Can you tell us how the Margate Bookie started and what is your role?
It all started in 2015 when Andreas Loizou decided to have a literary party in the town he grew up in. 80 people came, and most went to the pub afterwards. Now over 10,000 people have attended events.
I got involved three years ago doing podcasts, and my role has grown and expanded to being co-programmer. And I bloody love it. Bookie is an absolute highlight for me. I get to spend time with brilliant people chatting about books. It makes me fizz.
How has the festival grown?
It’s got a lot, lot bigger. We never thought so many top authors would want to come to Margate for the day. In the early days Andreas had to sell the idea of a day trip to Margate. Now we’re turning people down! Top alumni include Sathnam Sanghera, Louis de Bernieres, Dean Atta, Mark Billingham, Inua Ellams and more.
How do you involve the local community?
Our aim is to inspire a love of reading and writing. The events engage the local community and visitors in literary and artistic activities, encouraging them into spaces and experiences they haven’t previously enjoyed.
Margate is an area of high social deprivation and isolation. Our wraparound events create safe spaces for writers. Our community events turn individuals into communities. The high quality names at the litfests inspire the audience and our mentoring schemes and courses support their creativity.
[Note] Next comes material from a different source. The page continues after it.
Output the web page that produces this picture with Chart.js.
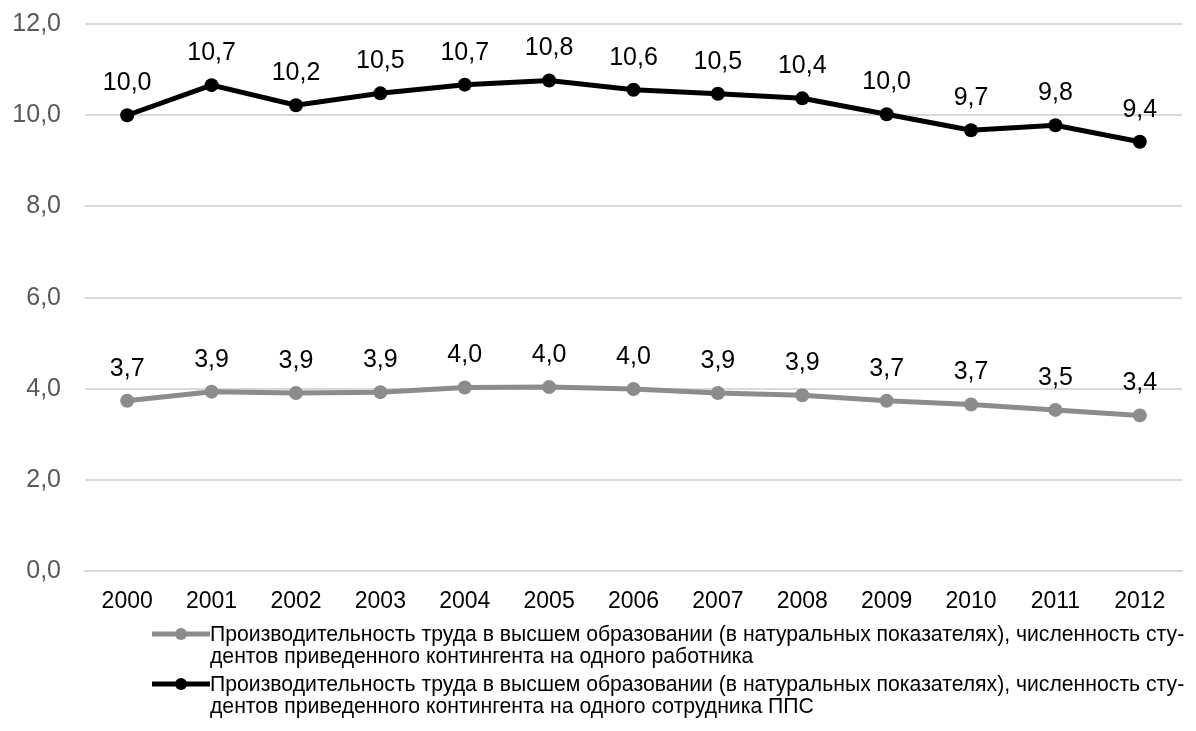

In the real world we operate from Turner Contemporary, which has been part of the economic revival of Margate, and run events at local venues around the community.
And we always pay our artists.
How do you differ from other festivals?
We see ourselves as a friendly and accessible litfest for everyone, including people who wouldn’t ordinarily think a literary festival was for them. Our identity as 'the friendly lit fest by the sea' is backed up by author and audience feedback on the positive, inclusive atmosphere we create. Through our authors and audiences we are changing sector and public perceptions of literature.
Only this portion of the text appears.